[Rows from a dataset of charts and code]

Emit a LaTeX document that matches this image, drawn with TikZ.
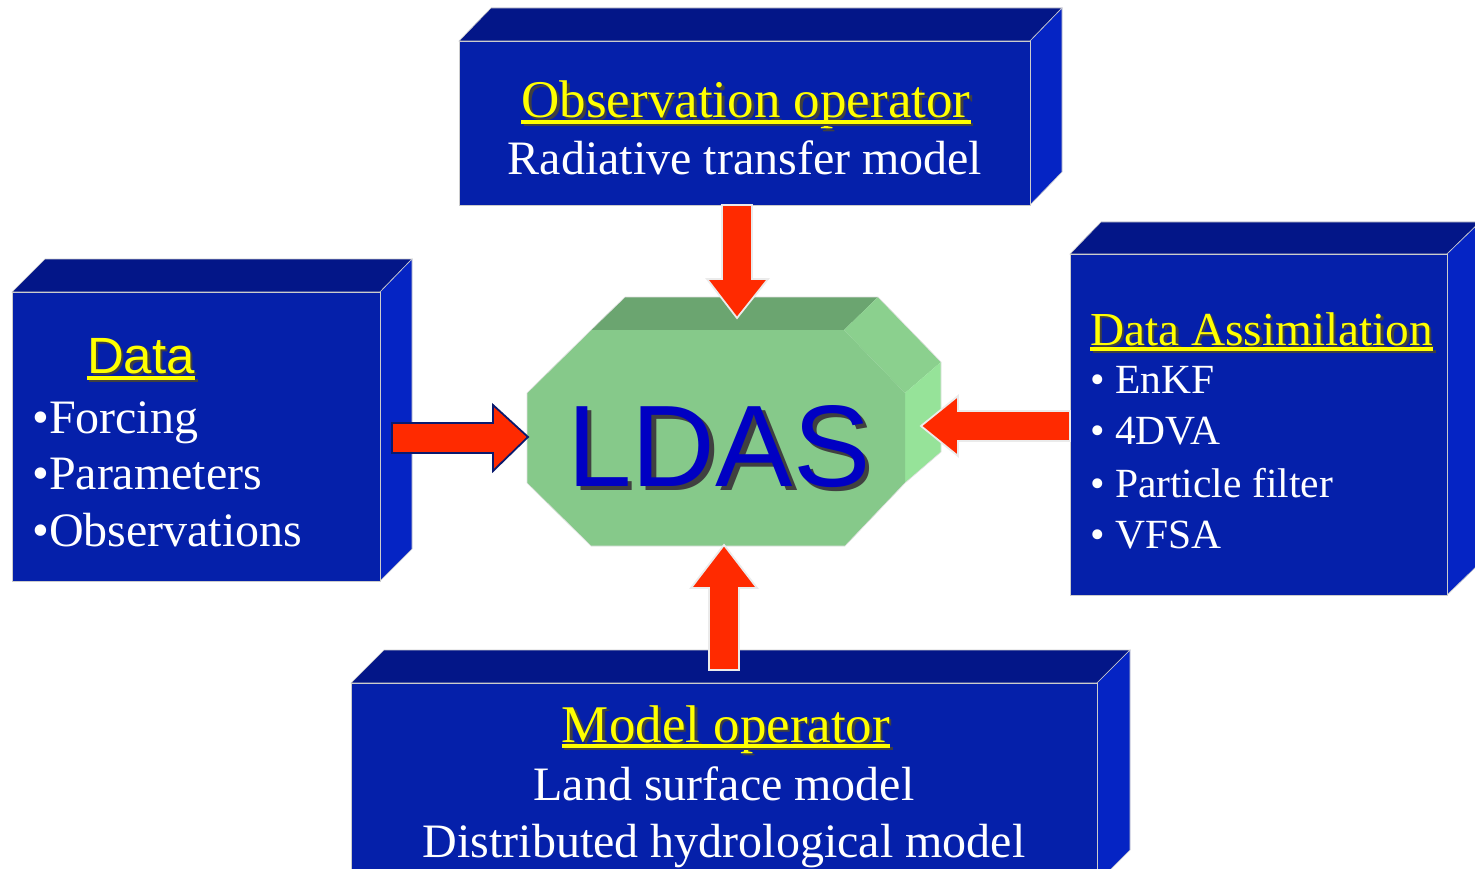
\documentclass[tikz,border=0pt]{standalone}
\usepackage{fontspec}
\setmainfont{Liberation Serif}
\newfontfamily\arialf{Liberation Sans}
\usetikzlibrary{calc}
\definecolor{boxfront}{RGB}{5,32,170}
\definecolor{boxtop}{RGB}{3,22,136}
\definecolor{boxside}{RGB}{5,36,196}
\definecolor{titleyellow}{RGB}{255,255,0}
\definecolor{arrowred}{RGB}{255,42,0}
\definecolor{ldastop}{RGB}{107,165,112}
\definecolor{ldasfront}{RGB}{134,201,138}
\definecolor{ldasdiag}{RGB}{139,208,142}
\definecolor{ldasside}{RGB}{150,227,153}
\definecolor{ldasblue}{RGB}{0,0,195}
\definecolor{navy}{RGB}{10,26,110}
% text with a drop shadow, set as one piece of text
\newcommand\shadowed[2]{\rlap{\hspace{#1}\raisebox{-#1}{\color{black!75}#2}}#2}
\newcommand\ultitle[6]{%
  \node[ttl,font=#4] (#1) at (#2,#3) {\shadowed{2.5pt}{#5}};
  \draw[black!75, line width=3.5pt] ($(#1.base west)+(2.5,#6+2.5)$) -- ($(#1.base east)+(2.5,#6+2.5)$);
  \draw[titleyellow, line width=3.5pt] ($(#1.base west)+(0,#6)$) -- ($(#1.base east)+(0,#6)$);
}
\begin{document}
\begin{tikzpicture}[x=1pt,y=-1pt,
  frontf/.style={fill=boxfront, draw=black!20, line width=0.6pt},
  topf/.style={fill=boxtop, draw=black!20, line width=0.6pt},
  sidef/.style={fill=boxside, draw=black!20, line width=0.6pt},
  ttl/.style={text=titleyellow, inner sep=0pt, anchor=base},
  body/.style={text=white, inner sep=0pt, anchor=base},
  blockarrow/.style={fill=arrowred, draw=black!8, line width=1.8pt, line join=miter},
  blockarrowdark/.style={fill=arrowred, draw=navy, line width=1.8pt, line join=miter}
]
\useasboundingbox (0,0) rectangle (1475,869);
\clip (0,0) rectangle (1475,869);
\fill[white] (0,0) rectangle (1475,869);

% ---------- Observation operator box ----------
\filldraw[topf] (459,41) -- (491,8) -- (1062,8) -- (1030,41) -- cycle;
\filldraw[sidef] (1030,41) -- (1062,8) -- (1062,172) -- (1030,205) -- cycle;
\filldraw[frontf] (459,41) rectangle (1030,205);
\ultitle{obsT}{746}{118}{\fontsize{53}{60}\selectfont}{Observation operator}{4}
\node[body,font=\fontsize{48}{56}\selectfont] (obsL) at (745,175) {Radiative transfer model};

% ---------- Data box ----------
\filldraw[topf] (12,292) -- (45,259) -- (412,259) -- (380,292) -- cycle;
\filldraw[sidef] (380,292) -- (412,259) -- (412,549) -- (380,581) -- cycle;
\filldraw[frontf] (12,292) rectangle (380,581);
\ultitle{dataT}{141}{373}{\arialf\fontsize{51}{58}\selectfont}{Data}{5}
\node[body,anchor=base west,font=\fontsize{48}{56}\selectfont] (d1) at (32,433) {•Forcing};
\node[body,anchor=base west,font=\fontsize{48}{56}\selectfont] (d2) at (32,489) {•Parameters};
\node[body,anchor=base west,font=\fontsize{48}{56}\selectfont] (d3) at (32,546) {•Observations};

% ---------- Data Assimilation box ----------
\filldraw[topf] (1070,254) -- (1101,222) -- (1480,222) -- (1447,254) -- cycle;
\filldraw[sidef] (1447,254) -- (1480,222) -- (1480,563) -- (1447,595) -- cycle;
\filldraw[frontf] (1070,254) rectangle (1447,595);
\node[ttl,anchor=base west,font=\fontsize{47.3}{54}\selectfont] (daT) at (1090,345) {\shadowed{2.5pt}{Data Assimilation}};
\draw[black!75, line width=3.5pt] ($(daT.base west)+(2.5,6.5)$) -- ($(daT.base east)+(2.5,6.5)$);
\draw[titleyellow, line width=3.5pt] ($(daT.base west)+(0,4)$) -- ($(daT.base east)+(0,4)$);
\node[body,anchor=base west,font=\fontsize{41.5}{48}\selectfont] (a1) at (1090,393) {• EnKF};
\node[body,anchor=base west,font=\fontsize{41.5}{48}\selectfont] (a2) at (1090,444) {• 4DVA};
\node[body,anchor=base west,font=\fontsize{41.5}{48}\selectfont] (a3) at (1090,497) {• Particle filter};
\node[body,anchor=base west,font=\fontsize{41.5}{48}\selectfont] (a4) at (1090,548) {• VFSA};

% ---------- Model operator box ----------
\filldraw[topf] (351,683) -- (384,650) -- (1130,650) -- (1097,683) -- cycle;
\filldraw[sidef] (1097,683) -- (1130,650) -- (1130,850) -- (1097,883) -- cycle;
\filldraw[frontf] (351,683) rectangle (1097,900);
\ultitle{modT}{726}{742}{\fontsize{53}{60}\selectfont}{Model operator}{4}
\node[body,font=\fontsize{48}{56}\selectfont] (m1) at (724,800) {Land surface model};
\node[body,font=\fontsize{48}{56}\selectfont] (m2) at (724,857) {Distributed hydrological model};

% ---------- LDAS block ----------
\fill[ldastop] (591,330) -- (625,297) -- (878,297) -- (844,330) -- cycle;
\fill[ldasdiag] (844,330) -- (878,297) -- (941,362) -- (905,393) -- cycle;
\fill[ldasside] (905,393) -- (941,362) -- (941,452) -- (905,483) -- cycle;
\fill[ldasfront] (591,330) -- (844,330) -- (905,393) -- (905,483) -- (845,546)
   -- (591,546) -- (527,483) -- (527,393) -- cycle;
\draw[black!12, line width=0.6pt] (625,297) -- (878,297) -- (941,362) -- (941,452) -- (905,483) -- (845,546)
   -- (591,546) -- (527,483) -- (527,393) -- (591,330) -- (625,297);
\node[inner sep=0pt, anchor=base, text=ldasblue, font=\arialf\fontsize{116}{120}\selectfont] (ldas) at (719,486) {\shadowed{4.5pt}{LDAS}};

% ---------- arrows ----------
\filldraw[blockarrow] (722,205) -- (752,205) -- (752,279) -- (768,279) -- (737,318)
   -- (707,279) -- (722,279) -- cycle;
\filldraw[blockarrow] (709,670) -- (709,588) -- (691,588) -- (724,545) -- (757,588)
   -- (739,588) -- (739,670) -- cycle;
\filldraw[blockarrowdark] (392,423) -- (493,423) -- (493,405) -- (528,437) -- (493,471)
   -- (493,453) -- (392,453) -- cycle;
\filldraw[blockarrow] (1070,411) -- (958,411) -- (958,396) -- (921,426) -- (958,456)
   -- (958,441) -- (1070,441) -- cycle;
\end{tikzpicture}
\end{document}
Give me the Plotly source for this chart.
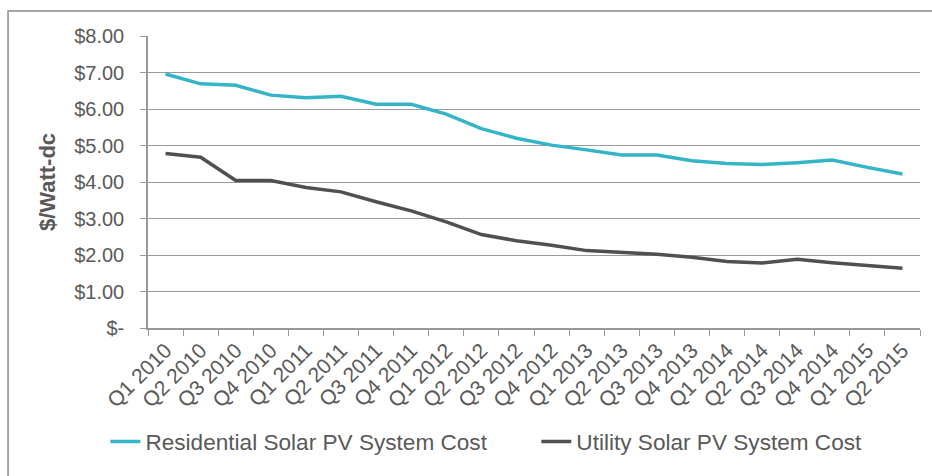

- [AIM]
From the material above, reproduce everything verbatim except the pictures.

- [WRITTEN SOLUTION]
Emit a LaTeX document that matches this image, drawn with TikZ.
\documentclass[tikz,border=0pt]{standalone}
\usepackage{fontspec}
\setmainfont{Liberation Serif}
\newfontfamily\arialf{Liberation Sans}
\usetikzlibrary{calc}
\definecolor{boxfront}{RGB}{5,32,170}
\definecolor{boxtop}{RGB}{3,22,136}
\definecolor{boxside}{RGB}{5,36,196}
\definecolor{titleyellow}{RGB}{255,255,0}
\definecolor{arrowred}{RGB}{255,42,0}
\definecolor{ldastop}{RGB}{107,165,112}
\definecolor{ldasfront}{RGB}{134,201,138}
\definecolor{ldasdiag}{RGB}{139,208,142}
\definecolor{ldasside}{RGB}{150,227,153}
\definecolor{ldasblue}{RGB}{0,0,195}
\definecolor{navy}{RGB}{10,26,110}
% text with a drop shadow, set as one piece of text
\newcommand\shadowed[2]{\rlap{\hspace{#1}\raisebox{-#1}{\color{black!75}#2}}#2}
\newcommand\ultitle[6]{%
  \node[ttl,font=#4] (#1) at (#2,#3) {\shadowed{2.5pt}{#5}};
  \draw[black!75, line width=3.5pt] ($(#1.base west)+(2.5,#6+2.5)$) -- ($(#1.base east)+(2.5,#6+2.5)$);
  \draw[titleyellow, line width=3.5pt] ($(#1.base west)+(0,#6)$) -- ($(#1.base east)+(0,#6)$);
}
\begin{document}
\begin{tikzpicture}[x=1pt,y=-1pt,
  frontf/.style={fill=boxfront, draw=black!20, line width=0.6pt},
  topf/.style={fill=boxtop, draw=black!20, line width=0.6pt},
  sidef/.style={fill=boxside, draw=black!20, line width=0.6pt},
  ttl/.style={text=titleyellow, inner sep=0pt, anchor=base},
  body/.style={text=white, inner sep=0pt, anchor=base},
  blockarrow/.style={fill=arrowred, draw=black!8, line width=1.8pt, line join=miter},
  blockarrowdark/.style={fill=arrowred, draw=navy, line width=1.8pt, line join=miter}
]
\useasboundingbox (0,0) rectangle (1475,869);
\clip (0,0) rectangle (1475,869);
\fill[white] (0,0) rectangle (1475,869);

% ---------- Observation operator box ----------
\filldraw[topf] (459,41) -- (491,8) -- (1062,8) -- (1030,41) -- cycle;
\filldraw[sidef] (1030,41) -- (1062,8) -- (1062,172) -- (1030,205) -- cycle;
\filldraw[frontf] (459,41) rectangle (1030,205);
\ultitle{obsT}{746}{118}{\fontsize{53}{60}\selectfont}{Observation operator}{4}
\node[body,font=\fontsize{48}{56}\selectfont] (obsL) at (745,175) {Radiative transfer model};

% ---------- Data box ----------
\filldraw[topf] (12,292) -- (45,259) -- (412,259) -- (380,292) -- cycle;
\filldraw[sidef] (380,292) -- (412,259) -- (412,549) -- (380,581) -- cycle;
\filldraw[frontf] (12,292) rectangle (380,581);
\ultitle{dataT}{141}{373}{\arialf\fontsize{51}{58}\selectfont}{Data}{5}
\node[body,anchor=base west,font=\fontsize{48}{56}\selectfont] (d1) at (32,433) {•Forcing};
\node[body,anchor=base west,font=\fontsize{48}{56}\selectfont] (d2) at (32,489) {•Parameters};
\node[body,anchor=base west,font=\fontsize{48}{56}\selectfont] (d3) at (32,546) {•Observations};

% ---------- Data Assimilation box ----------
\filldraw[topf] (1070,254) -- (1101,222) -- (1480,222) -- (1447,254) -- cycle;
\filldraw[sidef] (1447,254) -- (1480,222) -- (1480,563) -- (1447,595) -- cycle;
\filldraw[frontf] (1070,254) rectangle (1447,595);
\node[ttl,anchor=base west,font=\fontsize{47.3}{54}\selectfont] (daT) at (1090,345) {\shadowed{2.5pt}{Data Assimilation}};
\draw[black!75, line width=3.5pt] ($(daT.base west)+(2.5,6.5)$) -- ($(daT.base east)+(2.5,6.5)$);
\draw[titleyellow, line width=3.5pt] ($(daT.base west)+(0,4)$) -- ($(daT.base east)+(0,4)$);
\node[body,anchor=base west,font=\fontsize{41.5}{48}\selectfont] (a1) at (1090,393) {• EnKF};
\node[body,anchor=base west,font=\fontsize{41.5}{48}\selectfont] (a2) at (1090,444) {• 4DVA};
\node[body,anchor=base west,font=\fontsize{41.5}{48}\selectfont] (a3) at (1090,497) {• Particle filter};
\node[body,anchor=base west,font=\fontsize{41.5}{48}\selectfont] (a4) at (1090,548) {• VFSA};

% ---------- Model operator box ----------
\filldraw[topf] (351,683) -- (384,650) -- (1130,650) -- (1097,683) -- cycle;
\filldraw[sidef] (1097,683) -- (1130,650) -- (1130,850) -- (1097,883) -- cycle;
\filldraw[frontf] (351,683) rectangle (1097,900);
\ultitle{modT}{726}{742}{\fontsize{53}{60}\selectfont}{Model operator}{4}
\node[body,font=\fontsize{48}{56}\selectfont] (m1) at (724,800) {Land surface model};
\node[body,font=\fontsize{48}{56}\selectfont] (m2) at (724,857) {Distributed hydrological model};

% ---------- LDAS block ----------
\fill[ldastop] (591,330) -- (625,297) -- (878,297) -- (844,330) -- cycle;
\fill[ldasdiag] (844,330) -- (878,297) -- (941,362) -- (905,393) -- cycle;
\fill[ldasside] (905,393) -- (941,362) -- (941,452) -- (905,483) -- cycle;
\fill[ldasfront] (591,330) -- (844,330) -- (905,393) -- (905,483) -- (845,546)
   -- (591,546) -- (527,483) -- (527,393) -- cycle;
\draw[black!12, line width=0.6pt] (625,297) -- (878,297) -- (941,362) -- (941,452) -- (905,483) -- (845,546)
   -- (591,546) -- (527,483) -- (527,393) -- (591,330) -- (625,297);
\node[inner sep=0pt, anchor=base, text=ldasblue, font=\arialf\fontsize{116}{120}\selectfont] (ldas) at (719,486) {\shadowed{4.5pt}{LDAS}};

% ---------- arrows ----------
\filldraw[blockarrow] (722,205) -- (752,205) -- (752,279) -- (768,279) -- (737,318)
   -- (707,279) -- (722,279) -- cycle;
\filldraw[blockarrow] (709,670) -- (709,588) -- (691,588) -- (724,545) -- (757,588)
   -- (739,588) -- (739,670) -- cycle;
\filldraw[blockarrowdark] (392,423) -- (493,423) -- (493,405) -- (528,437) -- (493,471)
   -- (493,453) -- (392,453) -- cycle;
\filldraw[blockarrow] (1070,411) -- (958,411) -- (958,396) -- (921,426) -- (958,456)
   -- (958,441) -- (1070,441) -- cycle;
\end{tikzpicture}
\end{document}
Give me the Plotly source for this chart.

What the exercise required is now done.